The Chicago Bears currently sit atop the NFC North, second in the NFC, at 7-1. Up to this point, the Bears have faced relatively weak opponents (15-28 overall opponent record) and have physically dominated on defense en route to their current standing.
Since a Week-2 embarrassment on Thursday Night Football at the hands of the hated rival Green Bay Packers, the Bears have completely flipped the script and are now sole leaders in the North. The current six-game winning streak has given way to a flood of national recognition and has Lovie Smith’s team now considered to be a Super Bowl contender by many.
It's always good to stack wins, and good teams find ways to win against weaker teams no matter the circumstances. The Bears have played to their strengths and have proved superiority over the AFC South and the reeling teams in the NFC (Carolina, Dallas and Detroit).
But the end of a long vacation for the Bears comes this week when they welcome the Houston Texans to Soldier Field. Both teams boast 7-1 records, and both teams have an embarrassing loss on national television to—you guessed it—the Packers.
Coming off a 51-20 win over a struggling Tennessee Titans team, the Bears have been waiting for another opportunity to take down a top dog in the NFL. This is their chance.
The Houston Texans’ defense
The Houston Texans have done a tremendous job adding balance on offense and defense. They’re a team that has a recognizable player at nearly every spot on the field. The team is led by one of the League's most underrated coaches—in my eyes—in Gary Kubiak. Kubiak and the Texans hired Wade Phillips, which has proved to be a significant signing for this team.
The Texans play a 3-4 defense and play in an array of different sets that most teams have yet to completely figure out. The defense is anchored by defensive end JJ Watt, who along with our own Charles Tillman, is considered one of the early favorites for the Defensive Player of the Year.
Watt is a large end with overwhelming strength and great football instincts. He can consistently beat a double team and has the awareness to disengage a block and read the quarterback to potentially bat the ball down at the line of scrimmage. His 10.5 sacks lead the League. He also has 10 pass deflects, the most in the NFL. Watt is versatile and can play on the outside but has mostly played inside against the opposing guard.
The Texans’ weak spot is their secondary, which ranks fourth in pass defense but has proven to be vulnerable to a balanced passing attack. Former Bears’ strong safety Daniel Manning is an important part of their defense and has added an element of speed in the secondary.
The corners, Kareem Jackson and Jonathon Joseph, are extremely vulnerable in one-on-one situations, but they have great talent and are capable of making a play on the ball in any passing situation.
The Texans lost Brian Cushing, but still have a very stout set of linebackers, especially against the run, who can cover the middle of the field. Brooks Reed and Conner Barwin have proven to be top level linebackers with the ability to rush the passer. Together, both outside linebackers have 4.5 sacks.

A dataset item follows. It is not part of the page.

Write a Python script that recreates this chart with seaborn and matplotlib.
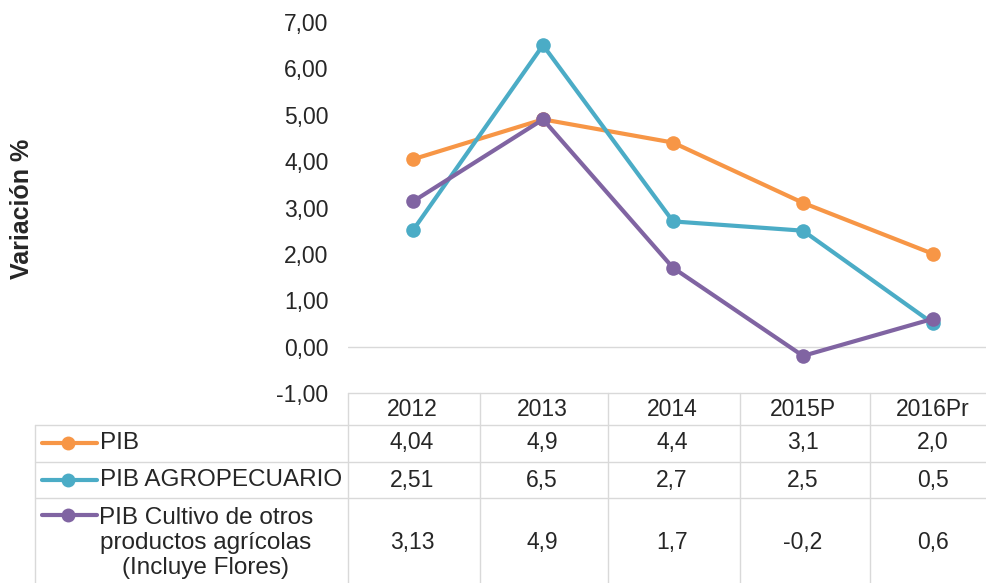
import pandas as pd
import matplotlib
matplotlib.use('Agg')
import matplotlib.pyplot as plt
import seaborn as sns
from matplotlib.lines import Line2D

years = ['2012', '2013', '2014', '2015P', '2016Pr']
pib = [4.04, 4.9, 4.4, 3.1, 2.0]
pib_agro = [2.51, 6.5, 2.7, 2.5, 0.5]
pib_cultivo = [3.13, 4.9, 1.7, -0.2, 0.6]
table_text = [
    ['4,04', '4,9', '4,4', '3,1', '2,0'],
    ['2,51', '6,5', '2,7', '2,5', '0,5'],
    ['3,13', '4,9', '1,7', '-0,2', '0,6'],
]
series_names = ['PIB', 'PIB AGROPECUARIO',
                'PIB Cultivo de otros\nproductos agrícolas\n(Incluye Flores)']
colors = ['#F79646', '#4BACC6', '#8064A2']

sns.set_theme(style='white')
plt.rcParams['font.family'] = ['Liberation Sans', 'DejaVu Sans']
FS = 16.5
LFS = 17.5
TXT = '#262626'

df = pd.DataFrame({
    'x': list(range(len(years))) * 3,
    'valor': pib + pib_agro + pib_cultivo,
    'serie': [series_names[0]] * 5 + [series_names[1]] * 5 + [series_names[2]] * 5,
})

W, H = 987, 583
fig = plt.figure(figsize=(W / 100, H / 100), dpi=100)
ax_left, ax_right = 348, 998
ax_top, ax_bot = 22, 393
ax = fig.add_axes([ax_left / W, 1 - ax_bot / H, (ax_right - ax_left) / W, (ax_bot - ax_top) / H])

sns.lineplot(data=df, x='x', y='valor', hue='serie', palette=colors, marker='o',
             markersize=10.5, linewidth=3, markeredgewidth=0, legend=False, ax=ax)
ax.axhline(0, color='#D9D9D9', linewidth=1, zorder=0)
ax.set_xlim(-0.5, 4.5)
ax.set_ylim(-1, 7)
ax.set_yticks(range(-1, 8))
ax.set_yticklabels([f'{v},00' if v >= 0 else f'-{abs(v)},00' for v in range(-1, 8)],
                   fontsize=FS, color=TXT)
ax.tick_params(axis='y', length=0, pad=14)
ax.set_xticks([])
ax.set_xlabel('')
ax.set_ylabel('')
for s in ax.spines.values():
    s.set_visible(False)
fig.text(22 / W, 1 - 209 / H, 'Variación %', rotation=90, fontsize=18, fontweight='bold',
         ha='center', va='center', color=TXT)

# Data table under the chart
grid = '#D9D9D9'
col_edges = [348, 480, 608, 740, 870, 1000]
row_edges = [393, 425, 462, 498, 600]
tx = lambda px: px / W
ty = lambda py: 1 - py / H
fig.add_artist(Line2D([tx(348), tx(1000)], [ty(393), ty(393)], color=grid, lw=1))
for y in row_edges[1:4]:
    fig.add_artist(Line2D([tx(35), tx(1000)], [ty(y), ty(y)], color=grid, lw=1))
fig.add_artist(Line2D([tx(35), tx(35)], [ty(425), ty(600)], color=grid, lw=1))
for x in col_edges[:-1]:
    fig.add_artist(Line2D([tx(x), tx(x)], [ty(393), ty(600)], color=grid, lw=1))
for i, yr in enumerate(years):
    cx = (col_edges[i] + col_edges[i + 1]) / 2 - 2
    fig.text(tx(cx), ty(410), yr, ha='center', va='center', fontsize=FS, color=TXT)
row_centers = [443, 480, 543]
for r in range(3):
    cy = row_centers[r]
    for i in range(5):
        cx = (col_edges[i] + col_edges[i + 1]) / 2 - 2
        fig.text(tx(cx), ty(cy), table_text[r][i], ha='center', va='center',
                 fontsize=FS, color=TXT)
    ky = 443 if r == 0 else (480 if r == 1 else 515)
    fig.add_artist(Line2D([tx(42), tx(97)], [ty(ky), ty(ky)], color=colors[r], lw=3))
    fig.add_artist(Line2D([tx(68)], [ty(ky)], color=colors[r], marker='o', markersize=10,
                          markeredgewidth=0, lw=0))
    if r < 2:
        fig.text(tx(100), ty(cy), series_names[r], ha='left', va='center', fontsize=LFS,
                 color=TXT)
    else:
        fig.text(tx(206), ty(cy), series_names[r], ha='center', va='center',
                 fontsize=LFS, color=TXT, linespacing=1.2, multialignment='center')

fig.savefig('out.png', dpi=100)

The Houston Texans’ offense
The Texans’ offense is built off the ability to run the ball. The Texans line is arguably the best in the League, and Arian Foster has benefitted from the avenues the line creates, especially in the Red Zone. Foster currently leads the League with 11 touchdowns (10 rushing, one receiving).
The Texans will be without RB Ben Tate, which should just up Foster’s touches in this game. The Texans consistently run the ball and don't move away from it. Expect a heavy dose of Foster—say, 25-30 touches—even against the Bears’ stout defensive front.
The entirety of the Texans’ passing attack starts with two players who have exceptional ball skills and are a major threat down the field; the first being WR Andre Johnson, who is not the player he once was, especially down in the Red Zone with only 2 touchdowns.
The other is tight end Owen Daniels, who has five receiving touchdowns and has established himself as a legit down-the-field threat. Daniels is second on the team with 478 receiving yards.
Matt Schaub has done everything the Texans have asked him to do, which is to essentially maintain productivity and don't try to do too much. Schaub is a tough player with a strong arm and great pocket presence. He averages 230 yards per game passing and has thrown for 12 touchdowns and four interceptions. He’s averaging a 98.8 passer rating this season, which shows his effectiveness.
This should be a game dominated on the defensive side of the football. Both teams have similar personnel, with similar skill sets, and it should make for a game where both teams have to fight for every yard. The offense that can assert its will more will most likely win this game. The Bears will have to maintain a steady balance on offense, limit penalties and tackles for losses as much as they can.
The Texans need to limit turnovers and put the Bears in bad positions where their skill players can't be as effective as they would like. JJ Watt should dominate, but he should not be the deciding factor in this game. It's a neck-and-neck matchup, with no clear favorite.
This game could also potentially be a Super Bowl preview, and with both teams at 7-1, it should make for an interesting game for the entire nation to see on Sunday Night Football.